Côté distribution, Apple se positionne aussi dans la mode. Outre les Apple Stores, la montre Watch sera vendue dans des grands magasins, via des corners créés pour l’occasion: Selfridges à Londres, Galeries Lafayette à Paris, Isetan à Tokyo, ainsi que des boutiques pointues comme Dover Street Market (Londres et Tokyo), Colette (Paris), The Corner (Berlin), 10 Corso Como (Milan) et Maxfield (Los Angeles). Le pari, audacieux, semble convaincre les observateurs, à commencer par le cabinet de recherche Strategy Analytics, qui projette des ventes de 15,4 millions d'unités à travers le monde en 2015, ce qui garantirait une part de marché de 55%. Les analystes d'ABI Research sont un peu plus prudents, prévoyant 13,77 millions d'Apple Watch vendues, soit moins de la moitié du marché.

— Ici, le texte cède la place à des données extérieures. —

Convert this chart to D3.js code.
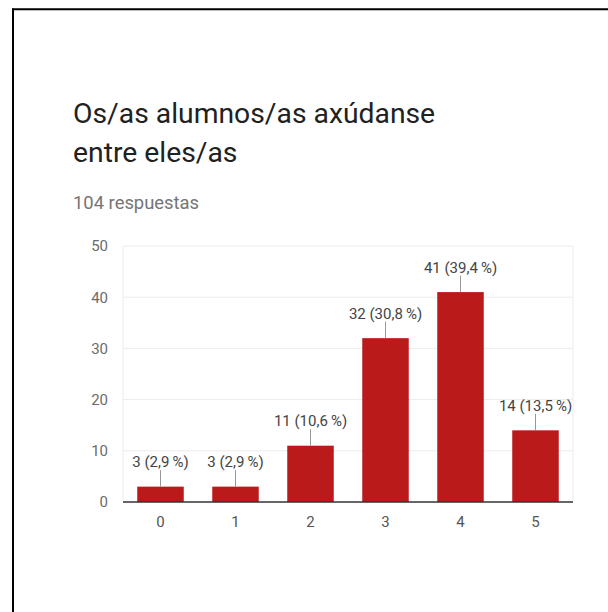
<!DOCTYPE html>
<html>
<head>
<meta charset="utf-8">
<script src="https://cdn.jsdelivr.net/npm/d3@7"></script>
<style>
  body { margin: 0; background: #fff; }
  svg { display: block; font-family: Roboto, "Noto Sans", sans-serif; }
</style>
</head>
<body>
<svg id="chart" width="608" height="612"></svg>
<script>
const categories = ["0", "1", "2", "3", "4", "5"];
const counts = [3, 3, 11, 32, 41, 14];
const percents = ["2,9", "2,9", "10,6", "30,8", "39,4", "13,5"];
const yTicks = [0, 10, 20, 30, 40, 50];

const title = ["Os/as alumnos/as axúdanse", "entre eles/as"];
const subtitle = "104 respuestas";

const svg = d3.select("#chart");
const margin = {top: 246, right: 35, bottom: 110, left: 123};
const width = 608, height = 612;

// frame lines (top + left only, like the screenshot crop)
svg.append("line").attr("x1", 12).attr("x2", 608).attr("y1", 9.25).attr("y2", 9.25)
    .attr("stroke", "#000").attr("stroke-width", 2);
svg.append("line").attr("x1", 13).attr("x2", 13).attr("y1", 8.5).attr("y2", 612)
    .attr("stroke", "#000").attr("stroke-width", 2);

// title
svg.append("g").selectAll("text").data(title).join("text")
    .attr("x", 73)
    .attr("y", (d, i) => 123 + i * 39)
    .attr("font-size", 28.3)
    .attr("fill", "#212121")
    .text(d => d);

svg.append("text")
    .attr("x", 73).attr("y", 209)
    .attr("font-size", 18.4)
    .attr("fill", "#757575")
    .text(subtitle);

const x = d3.scaleBand()
    .domain(categories)
    .range([margin.left, width - margin.right])
    .paddingInner(0.38)
    .paddingOuter(0.19);

const y = d3.scaleLinear()
    .domain([0, 50])
    .range([height - margin.bottom, margin.top]);

// grid
svg.append("g").selectAll("line").data(yTicks.filter(d => d > 0)).join("line")
    .attr("x1", margin.left).attr("x2", width - margin.right)
    .attr("y1", d => y(d)).attr("y2", d => y(d))
    .attr("stroke", "#ececec").attr("stroke-width", 1);
svg.append("g").selectAll("line").data([margin.left, width - margin.right]).join("line")
    .attr("x1", d => d).attr("x2", d => d)
    .attr("y1", y(50)).attr("y2", y(0))
    .attr("stroke", "#ececec").attr("stroke-width", 1);

// y labels
svg.append("g").selectAll("text").data(yTicks).join("text")
    .attr("x", 108).attr("y", d => y(d))
    .attr("dy", "0.36em")
    .attr("text-anchor", "end")
    .attr("font-size", 15)
    .attr("fill", "#6b6b6b")
    .text(d => d);

// bars
svg.append("g").selectAll("rect").data(counts).join("rect")
    .attr("x", (d, i) => x(categories[i]))
    .attr("y", d => y(d))
    .attr("width", x.bandwidth())
    .attr("height", d => y(0) - y(d))
    .attr("fill", "#bb1a1a");

// baseline
svg.append("line")
    .attr("x1", margin.left).attr("x2", width - margin.right)
    .attr("y1", y(0)).attr("y2", y(0))
    .attr("stroke", "#333").attr("stroke-width", 1.5);

// x labels
svg.append("g").selectAll("text").data(categories).join("text")
    .attr("x", d => x(d) + x.bandwidth() / 2)
    .attr("y", 527)
    .attr("text-anchor", "middle")
    .attr("font-size", 15)
    .attr("fill", "#555")
    .text(d => d);

// value annotations with leader lines
const ann = svg.append("g");
ann.selectAll("line").data(counts).join("line")
    .attr("x1", (d, i) => x(categories[i]) + x.bandwidth() / 2)
    .attr("x2", (d, i) => x(categories[i]) + x.bandwidth() / 2)
    .attr("y1", d => y(d))
    .attr("y2", d => y(d) - 16.5)
    .attr("stroke", "#999").attr("stroke-width", 1);
ann.selectAll("text").data(counts).join("text")
    .attr("x", (d, i) => x(categories[i]) + x.bandwidth() / 2)
    .attr("y", d => y(d) - 19.5)
    .attr("text-anchor", "middle")
    .attr("font-size", 15)
    .attr("fill", "#444")
    .text((d, i) => d + " (" + percents[i] + "\u2009%)");
</script>
</body>
</html>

«Avec sa montre connectée, Apple se place dans un triangle d’or associant une forte image en tant que marque référentielle, une réponse à de nouveaux modes de vie et la réinvention d’une catégorie de produits dont la valeur d’usage avait en grande partie disparu», analyse Nathalie Varagnat, présidente de M&C Saatchi Little Stories, ancienne directrice de la communication de Cartier.

Et les horlogers?…

Certains restent toutefois sceptiques. «Elle se veut un produit de luxe, mais ce n’est pas comme une montre qu’on voudra transmettre aux générations futures, puisque la technologie à l’intérieur est périssable et n’aura plus de valeur dans dix ans», souligne Géraldine Dormoy, de L'Express Styles. Surtout, elle est vouée à rester un accessoire, et ne devienda jamais aussi «mainstream» que l’Iphone. «On possède plusieurs montres, que l’on porte de temps en temps», sourit Thibaut de Smedt, directeur associé de la banque d'affaires Bryan, Garnier & Co.

Etonnamment, les groupes horlogers traditionnels sont absents de cette bataille. Mais il se murmure que plusieurs d'entre eux, tels Richemont ou Swatch, pourraient se lancer la semaine prochaine lors du Baselworld à Bâle, grand rendez-vous de l’horlogerie.